Dates: ???
Each project consists of reading a research article or a book chapter, solving one or two related problems, and preparing a 50 minutes talk. Hand in the problem solutions by the time of your talk. Keep the talk simple, and don't try to cover everything that you have read about; rather, give just enough background and motiviation that makes it possible to appreciate your topic, and prove at least one non-trivial statement. (Could be just an interesting lemma that is important in the proof of the main theorem, but then you should have some idea about the outline of the entire proof.) The audience will be the participants of the course. I will help with the reading or the problem(s) if you come and ask.
1. For symmetric random walk on groups, zero speed is equivalent to the Liouville property for bounded harmonic functions. The only known proof goes through entropy and Poisson boundary, hence this is a project with several new notions --- but it is quite beautiful. It's better to focus on either entropy or Poisson boundary. The original main article is Kaimanovich-Vershik (1983), very nice, but it might be better to start with my PGG notes Sections 9.3, 9.4, 9.5. Part of the task is to solve two of Exercises 9.8, 9.9, 9.11, 9.13. A main part of your talk could be to give the solution of Exercise 9.11.
2. On any infinite transitive graph, SRW is at least diffusive. Lee-Peres (2009) Sections 1, 2, minus Subsection 2.1, plus solving Exercise 10.5. from my PGG notes. PGG Sections 10.1, 10.2 may contain explanations helping you understand the paper.
3. The evolving sets method to deduce heat kernel decay or mixing from the isoperimetric profile. Here is the original Morris-Peres paper (2003), but my PGG notes Sections 8.2 and 8.3 contain much more explanation (with some details missing). Plus, solve two of the PGG Exercises 8.1, 8.5, 8.7, or one of Exercises 8.4, 8.6.
4. Bottlenecks, burstiness, and fat tails regulate mixing times of non-Poissonian random walks. Paper by Delvenne, Lambiotte and Rocha (2013). There are probably some math details to fill in, but as an additional exercise, find the exact speed of convergence to stationarity on the complete graph with power-law waiting times with no cut-off. Plus, Proposition 7.9 from my PGG notes. [Alexey has taken this.]
5. The Benjamini-Schramm limit of bounded degree finite planar graphs is always recurrent. This is the original Benjamini-Schramm paper (2000) where they introduced this limit notion. The beautiful proof uses circle packings. Plus, solve two of the PGG Exercises 14.1, 14.13, 14.14.

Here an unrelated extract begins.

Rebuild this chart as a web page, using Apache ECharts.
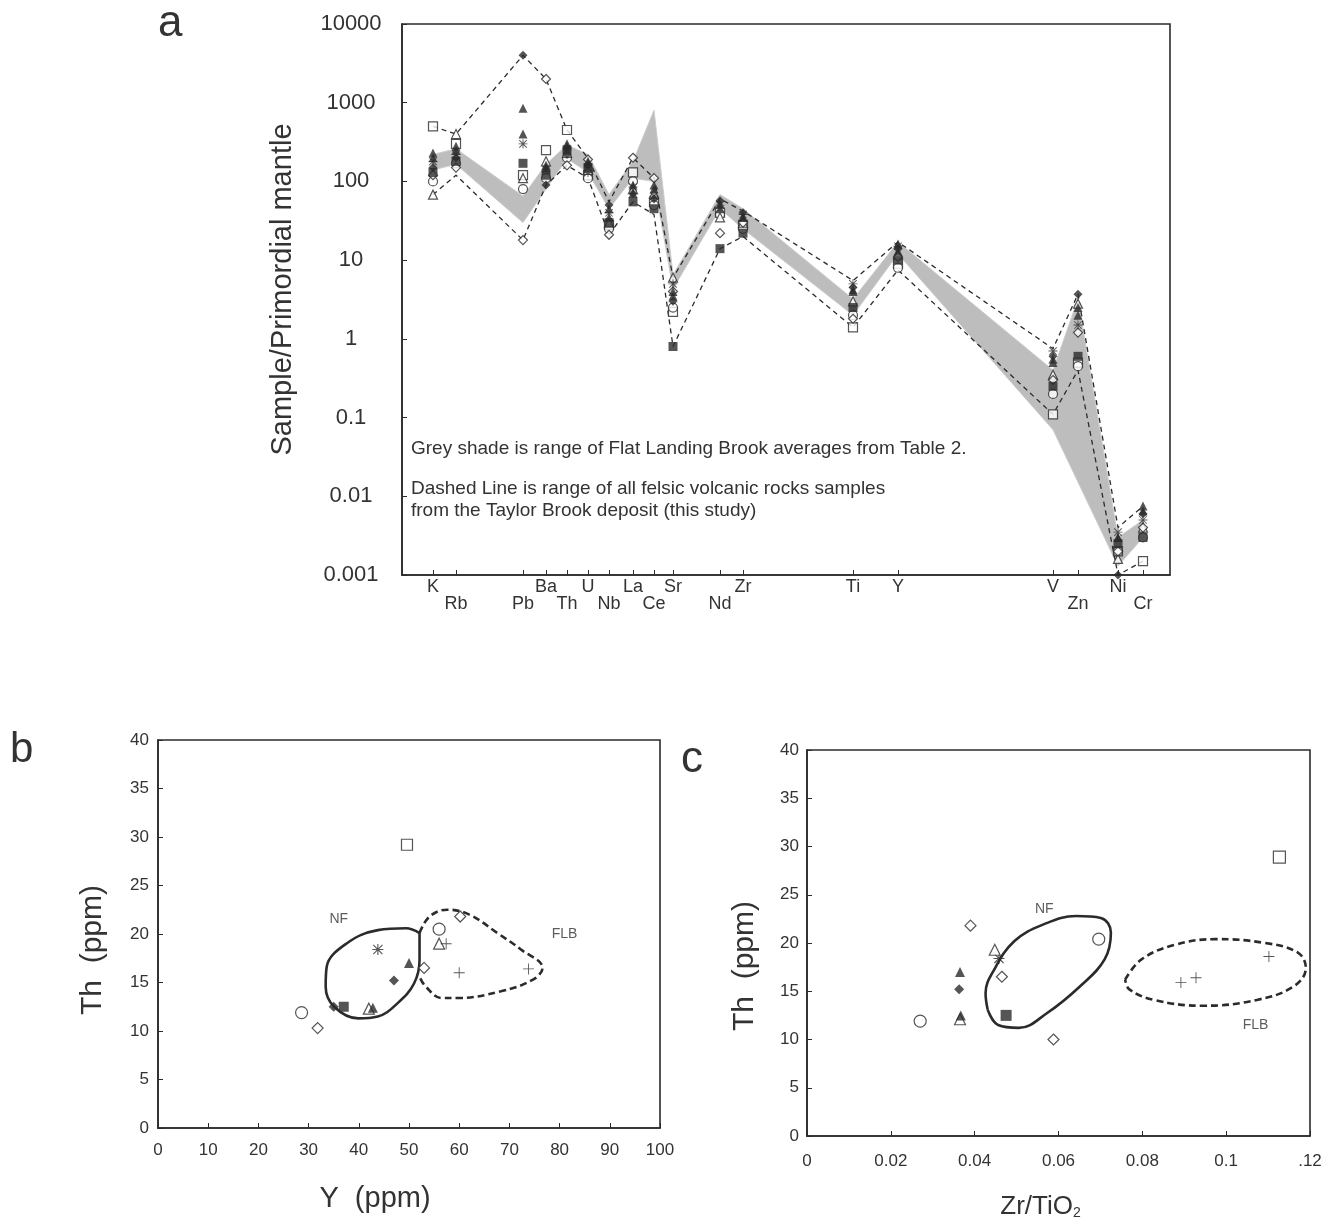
<!DOCTYPE html>
<html>
<head>
<meta charset="utf-8">
<script src="https://cdn.jsdelivr.net/npm/echarts@6/dist/echarts.min.js"></script>
<style>
html, body { margin: 0; padding: 0; background: #fff; }
#chart { width: 1334px; height: 1228px; }
</style>
</head>
<body>
<div id="chart"></div>
<script>
// ---- panel a : spider diagram ----
var elements   = ['K','Rb','Pb','Ba','Th','U','Nb','La','Ce','Sr','Nd','Zr','Ti','Y','V','Zn','Ni','Cr'];
var elementPos = [31, 54, 121, 144, 165, 186, 207, 231, 252, 271, 318, 341, 451, 496, 651, 676, 716, 741];
var elementLow = [0, 1, 1, 0, 1, 0, 1, 0, 1, 0, 1, 0, 0, 0, 0, 1, 0, 1]; // label set one line lower

// samples (Taylor Brook), one array per symbol
var aFilledDiamond  = [150, 200, 4000, 90, 220, 160, 50, 70, 60, 3.0, 57, 40, 4.5, 14, 0.6, 3.7, 0.001, 0.006];
var aFilledSquare   = [130, 180, 170, 120, 250, 150, 30, 55, 45, 0.8, 14, 22, 2.5, 10, 0.25, 0.6, 0.0025, 0.003];
var aFilledTriangle = [200, 250, 850, 150, 280, 170, 35, 90, 80, 3.5, 45, 35, 4.0, 13, 0.5, 2.0, 0.003, 0.0075];
var aFilledTri2     = [230, 280, 400, 160, 300, 180, 45, 70, 90, 4.0, 52, 35, 4.2, 16, 0.55, 2.5, 0.003, 0.0065];
var aOpenTriangle   = [68, 400, 110, 180, 230, 140, 30, 80, 70, 6.0, 35, 30, 3.0, 12, 0.35, 2.8, 0.0016, 0.004];
var aOpenSquare     = [500, 300, 120, 250, 450, 120, 28, 130, 55, 2.2, 40, 28, 1.4, 9, 0.11, 0.5, 0.002, 0.0015];
var aOpenCircle     = [100, 170, 80, 110, 200, 110, 25, 100, 50, 2.5, 38, 25, 2.0, 8, 0.2, 0.45, 0.002, 0.003];
var aOpenDiamond    = [120, 150, 18, 2000, 160, 190, 21, 200, 110, 4.0, 22, 30, 1.8, 11, 0.3, 1.2, 0.002, 0.004];
var aAsterisk       = [180, 220, 300, 140, 260, 130, 40, 85, 65, 5.0, 50, 38, 5.0, 15, 0.7, 1.5, 0.0035, 0.005];

// dashed envelope of all Taylor Brook samples
var tbUpper = [500, 400, 4000, 2000, 450, 195, 55, 200, 110, 6, 60, 42, 5.5, 17, 0.75, 3.7, 0.004, 0.0075];
var tbLower = [68, 120, 18, 90, 160, 110, 21, 55, 38, 0.8, 14, 20, 1.4, 7.5, 0.11, 0.4, 0.001, 0.0015];

// grey band : Flat Landing Brook averages
var flbUpper = [220, 260, 65, 165, 290, 220, 68, 180, 800, 6.5, 68, 45, 3.2, 17, 0.4, 3.2, 0.003, 0.005];
var flbLower = [140, 165, 30, 80, 195, 130, 45, 110, 100, 4.3, 45, 25, 2.0, 12, 0.07, null, 0.0013, 0.003];

// ---- panel b : Th vs Y ----
var bOpenSquare     = [[49.6, 29.2]];
var bOpenCircle     = [[28.6, 11.9], [56, 20.5]];
var bOpenDiamond    = [[31.8, 10.3], [53, 16.5], [60.2, 21.8]];
var bAsterisk       = [[43.8, 18.4]];
var bFilledDiamond  = [[35, 12.5], [47, 15.2]];
var bFilledSquare   = [[37, 12.5]];
var bOpenTriangle   = [[42, 12.3], [56, 19]];
var bFilledTriangle = [[42.8, 12.4], [50, 17]];
var bCross          = [[57.4, 19], [60, 16], [73.8, 16.4]];
var bNF  = [[52.1, 20.1], [49.4, 20.6], [43.8, 20.4], [37.5, 19.0], [33.6, 16.6], [33.4, 14.6], [35.1, 12.5],
            [39.9, 11.3], [43.8, 11.5], [47.8, 12.9], [51, 14.9], [52.1, 17.3], [52.1, 20.1]];
var bFLB = [[52.1, 20.1], [54.1, 21.8], [57.7, 22.5], [62, 22], [67.6, 20.1], [72.3, 18.4], [76.6, 16.5],
            [74.7, 15.3], [68.3, 14.1], [59.7, 13.4], [56.5, 13.4], [53.3, 14.6], [52.1, 15.6]];

// ---- panel c : Th vs Zr/TiO2 ----
var cOpenSquare     = [[0.1127, 28.9]];
var cOpenCircle     = [[0.027, 11.9], [0.0696, 20.4]];
var cOpenDiamond    = [[0.039, 21.8], [0.0465, 16.5], [0.0588, 10.0]];
var cAsterisk       = [[0.0458, 18.4]];
var cFilledDiamond  = [[0.0363, 15.2]];
var cFilledSquare   = [[0.0475, 12.5]];
var cOpenTriangle   = [[0.0448, 19.3], [0.0365, 12.1]];
var cFilledTriangle = [[0.0365, 17.0], [0.0367, 12.5]];
var cCross          = [[0.0892, 15.9], [0.0928, 16.4], [0.1102, 18.6]];
var cNF  = [[0.0431, 13.1], [0.0426, 14.8], [0.0446, 17.2], [0.0495, 20.2], [0.0563, 21.9], [0.0642, 22.8],
            [0.0701, 22.6], [0.0725, 21.1], [0.071, 18.3], [0.0651, 15.5], [0.0573, 12.75], [0.0505, 11.2],
            [0.0456, 11.5], [0.0431, 13.1]];
var cFLB = [[0.0759, 16.2], [0.0798, 18.3], [0.0877, 19.8], [0.0975, 20.4], [0.1093, 20.0], [0.1171, 19.0],
            [0.119, 17.4], [0.1161, 15.5], [0.1073, 14.1], [0.0945, 13.5], [0.0828, 14.1], [0.0769, 15.2], [0.0759, 16.2]];
var cTickLabels = ['0', '0.02', '0.04', '0.06', '0.08', '0.1', '.12'];

var chart = echarts.init(document.getElementById('chart'));
var FONT = '"Liberation Sans", Arial, sans-serif';
var INK = '#2b2b2b';
var TXT = '#333';

var SYMBOLS = {
    asterisk: 'path://M4.5,0h1v10h-1z M0,4.5h10v1h-10z M1.2,0.5L9.5,8.8L8.8,9.5L0.5,1.2z M8.8,0.5L9.5,1.2L1.2,9.5L0.5,8.8z',
    cross: 'path://M4.6,0h0.8v10h-0.8z M0,4.6h10v0.8h-10z'
};

function styleFor(filled) {
    return filled ? { color: INK, borderWidth: 0 } : { color: '#fff', borderColor: INK, borderWidth: 1.2 };
}

function scatter(grid, data, shape, filled, size) {
    var sym = SYMBOLS[shape] || shape;
    return {
        type: 'scatter', xAxisIndex: grid, yAxisIndex: grid, data: data,
        symbol: sym, symbolSize: size, itemStyle: styleFor(filled || !!SYMBOLS[shape]),
        z: 4, silent: true
    };
}

function curve(grid, data, dashed) {
    return {
        type: 'line', xAxisIndex: grid, yAxisIndex: grid, data: data, smooth: 0.4,
        symbol: 'none', lineStyle: { color: INK, width: 2.6, type: dashed ? [7, 4] : 'solid' },
        z: 3, silent: true
    };
}

function textPoint(grid, pos, text) {
    return {
        type: 'scatter', xAxisIndex: grid, yAxisIndex: grid, data: [pos], symbolSize: 0, silent: true,
        label: { show: true, position: 'inside', formatter: text, color: TXT, fontSize: 14, fontFamily: FONT }
    };
}

function pairs(vals) {
    return elementPos.map(function (x, i) { return [x, vals[i]]; });
}

var series = [];

// grey band
series.push({
    type: 'custom', xAxisIndex: 0, yAxisIndex: 0, data: [[0, 1]], silent: true, z: 1,
    renderItem: function (params, api) {
        var pts = [];
        for (var i = 0; i < elements.length; i++) {
            if (flbUpper[i] != null) pts.push(api.coord([elementPos[i], flbUpper[i]]));
        }
        for (var j = elements.length - 1; j >= 0; j--) {
            if (flbLower[j] != null) pts.push(api.coord([elementPos[j], flbLower[j]]));
        }
        return { type: 'polygon', shape: { points: pts }, style: { fill: '#bdbdbd', stroke: '#cccccc', lineWidth: 1 } };
    }
});

// dashed envelopes
[tbUpper, tbLower].forEach(function (vals) {
    series.push({
        type: 'line', xAxisIndex: 0, yAxisIndex: 0, data: pairs(vals), symbol: 'none', silent: true, z: 2,
        lineStyle: { color: INK, width: 1.3, type: [5, 4] }
    });
});

var aSamples = [
    [aOpenSquare, 'rect', false], [aOpenCircle, 'circle', false], [aOpenTriangle, 'triangle', false],
    [aOpenDiamond, 'diamond', false], [aFilledSquare, 'rect', true], [aFilledTriangle, 'triangle', true],
    [aFilledTri2, 'triangle', true], [aAsterisk, 'asterisk', true], [aFilledDiamond, 'diamond', true]
];
aSamples.forEach(function (s) { series.push(scatter(0, pairs(s[0]), s[1], s[2], 9)); });

// panel b
series.push(curve(1, bNF, false), curve(1, bFLB, true));
series.push(
    scatter(1, bOpenSquare, 'rect', false, 11), scatter(1, bOpenCircle, 'circle', false, 12),
    scatter(1, bOpenDiamond, 'diamond', false, 11), scatter(1, bAsterisk, 'asterisk', true, 11),
    scatter(1, bFilledDiamond, 'diamond', true, 10), scatter(1, bFilledSquare, 'rect', true, 10),
    scatter(1, bOpenTriangle, 'triangle', false, 11), scatter(1, bFilledTriangle, 'triangle', true, 10),
    scatter(1, bCross, 'cross', true, 11),
    textPoint(1, [36, 21.5], 'NF'), textPoint(1, [81, 20], 'FLB')
);

// panel c
series.push(curve(2, cNF, false), curve(2, cFLB, true));
series.push(
    scatter(2, cOpenSquare, 'rect', false, 12), scatter(2, cOpenCircle, 'circle', false, 12),
    scatter(2, cOpenDiamond, 'diamond', false, 11), scatter(2, cAsterisk, 'asterisk', true, 11),
    scatter(2, cFilledDiamond, 'diamond', true, 10), scatter(2, cFilledSquare, 'rect', true, 11),
    scatter(2, cOpenTriangle, 'triangle', false, 11), scatter(2, cFilledTriangle, 'triangle', true, 10),
    scatter(2, cCross, 'cross', true, 11),
    textPoint(2, [0.0566, 23.5], 'NF'), textPoint(2, [0.107, 11.5], 'FLB')
);

var boxGrid = { show: true, borderColor: INK, borderWidth: 1.6, backgroundColor: 'transparent' };
var axLine = { show: true, lineStyle: { color: INK, width: 1.6 } };
var tick = { show: true, inside: true, length: 5, lineStyle: { color: INK } };
var lbl = { color: TXT, fontFamily: FONT, fontSize: 17 };

chart.setOption({
    backgroundColor: '#fff',
    animation: false,
    textStyle: { fontFamily: FONT },
    grid: [
        Object.assign({ left: 402, right: 164, top: 24, bottom: 653 }, boxGrid),
        Object.assign({ left: 158, right: 674, top: 740, bottom: 100 }, boxGrid),
        Object.assign({ left: 807, right: 24, top: 750, bottom: 92 }, boxGrid)
    ],
    xAxis: [
        {
            type: 'value', gridIndex: 0, min: 0, max: 768,
            axisLine: axLine, splitLine: { show: false },
            axisTick: Object.assign({ customValues: elementPos }, tick),
            axisLabel: {
                customValues: elementPos, margin: 4, color: TXT, fontFamily: FONT, fontSize: 18, lineHeight: 17,
                formatter: function (v) {
                    var i = elementPos.indexOf(v);
                    if (i < 0) return '';
                    return elementLow[i] ? '\n' + elements[i] : elements[i];
                }
            }
        },
        {
            type: 'value', gridIndex: 1, min: 0, max: 100, interval: 10,
            axisLine: axLine, splitLine: { show: false }, axisTick: tick,
            axisLabel: Object.assign({ margin: 14 }, lbl),
            name: 'Y  (ppm)', nameLocation: 'middle', nameGap: 56,
            nameTextStyle: { color: TXT, fontSize: 29, fontFamily: FONT, padding: [0, 68, 0, 0] }
        },
        {
            type: 'value', gridIndex: 2, min: 0, max: 0.12, interval: 0.02,
            axisLine: axLine, splitLine: { show: false }, axisTick: tick,
            axisLabel: Object.assign({
                margin: 17,
                formatter: function (v) { return cTickLabels[Math.round(v / 0.02)]; }
            }, lbl),
            name: '{n|Zr/TiO}{s|2}', nameLocation: 'middle', nameGap: 58,
            nameTextStyle: {
                color: TXT, fontFamily: FONT, padding: [0, 36, 0, 0],
                rich: {
                    n: { fontSize: 26, color: TXT, fontFamily: FONT },
                    s: { fontSize: 14, color: TXT, fontFamily: FONT, verticalAlign: 'bottom', padding: [12, 0, 0, 0] }
                }
            }
        }
    ],
    yAxis: [
        {
            type: 'log', gridIndex: 0, min: 0.001, max: 10000, logBase: 10, splitNumber: 7,
            axisLine: axLine, splitLine: { show: false }, axisTick: tick,
            axisLabel: {
                color: TXT, fontFamily: FONT, fontSize: 22, align: 'center', margin: 51,
                formatter: function (v) { return v >= 1 ? String(Math.round(v)) : String(+v.toPrecision(1)); }
            },
            name: 'Sample/Primordial mantle', nameLocation: 'middle', nameGap: 105,
            nameTextStyle: { color: TXT, fontSize: 29, fontFamily: FONT, padding: [0, 0, 0, 20] }
        },
        {
            type: 'value', gridIndex: 1, min: 0, max: 40, interval: 5,
            axisLine: axLine, splitLine: { show: false }, axisTick: tick,
            axisLabel: Object.assign({ margin: 9 }, lbl),
            name: 'Th  (ppm)', nameLocation: 'middle', nameGap: 50,
            nameTextStyle: { color: TXT, fontSize: 30, fontFamily: FONT, padding: [0, 32, 0, 0] }
        },
        {
            type: 'value', gridIndex: 2, min: 0, max: 40, interval: 5,
            axisLine: axLine, splitLine: { show: false }, axisTick: tick,
            axisLabel: Object.assign({ margin: 8 }, lbl),
            name: 'Th  (ppm)', nameLocation: 'middle', nameGap: 47,
            nameTextStyle: { color: TXT, fontSize: 30, fontFamily: FONT, padding: [0, 46, 0, 0] }
        }
    ],
    graphic: [
        { type: 'text', left: 158, top: 2, style: { text: 'a', fontSize: 44, fontFamily: FONT, fill: TXT } },
        { type: 'text', left: 10, top: 729, style: { text: 'b', fontSize: 42, fontFamily: FONT, fill: TXT } },
        { type: 'text', left: 681, top: 738, style: { text: 'c', fontSize: 44, fontFamily: FONT, fill: TXT } },
        { type: 'text', left: 411, top: 439, style: { text: 'Grey shade is range of Flat Landing Brook averages from Table 2.', fontSize: 19, fontFamily: FONT, fill: TXT } },
        { type: 'text', left: 411, top: 479, style: { text: 'Dashed Line is range of all felsic volcanic rocks samples', fontSize: 19, fontFamily: FONT, fill: TXT } },
        { type: 'text', left: 411, top: 501, style: { text: 'from the Taylor Brook deposit (this study)', fontSize: 19, fontFamily: FONT, fill: TXT } }
    ],
    series: series
});
</script>
</body>
</html>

6. David Wilson's algorithm to generate the uniform random spanning tree (UST) using loop-erased random walks (LERW). Lyons-Peres book Section 4.1, plus Exercise 4.29 using Wilson's algorithm.
7. Proof of the power-law degree distribution for preferential attachment models, using martingales. van der Hofstad book Sections 8.3, 8.4., 8.5. You may assume that m=1 and \delta=0. Plus, solve one or two of Exercises 8.14-17 from that book.
8. The concentration of the chromatic number of the Erdős-Rényi graph G(n,1/2), around the value 2\log_2 n, using martingales, due to Béla Bollobás (1988). The main source is the Alon-Spencer book Sections 4.5, 7.3, 10.3. As a background, you will need Sections 7.1, 7.2, too; for this, I also suggest my PGG notes Section 6.3, containing some explanation missing from Alon-Spencer. Plus, solve one of the PGG Exercises 6.12, 6.13.
9. Proof of the Harris-Kesten theorem p_c(\Z^2)=1/2 for bond percolation on the square grid. The Russo-Seymour-Welsh inequality may be assumed. PGG notes Section 12.3. Plus, one of the Exercises 12.36 and 12.38. See also Grimmett's book Sections 5.6, 5.8, in case you need more details.
10. Proof of the Edwars-Sokal coupling between the Potts(\beta,q) and the FK(p,q) models. For the square grid FK(p,2) model, finding the self-dual point. Second half of PGG Section 13.1, plus one of Exercises 13.4 and 13.5.
11. Mermin-Wagner theorem: in the O(n) spin model on \Z^2, due to recurrence, there is no phase transition. Marek Biskup's notes Theorem 3.6. Don't get frightened by the Lie-algebra in the proof: just take n=1, where every appearance of the Lie-algebra element R can simply be ignored. Plus one of the PGG Exercises 13.4 and 13.5.
12. Random-turn hex and other selection games: Peres-Schramm-Sheffield-Wilson paper in Amer Math Monthly. Plus, my PGG notes Exercise 12.35.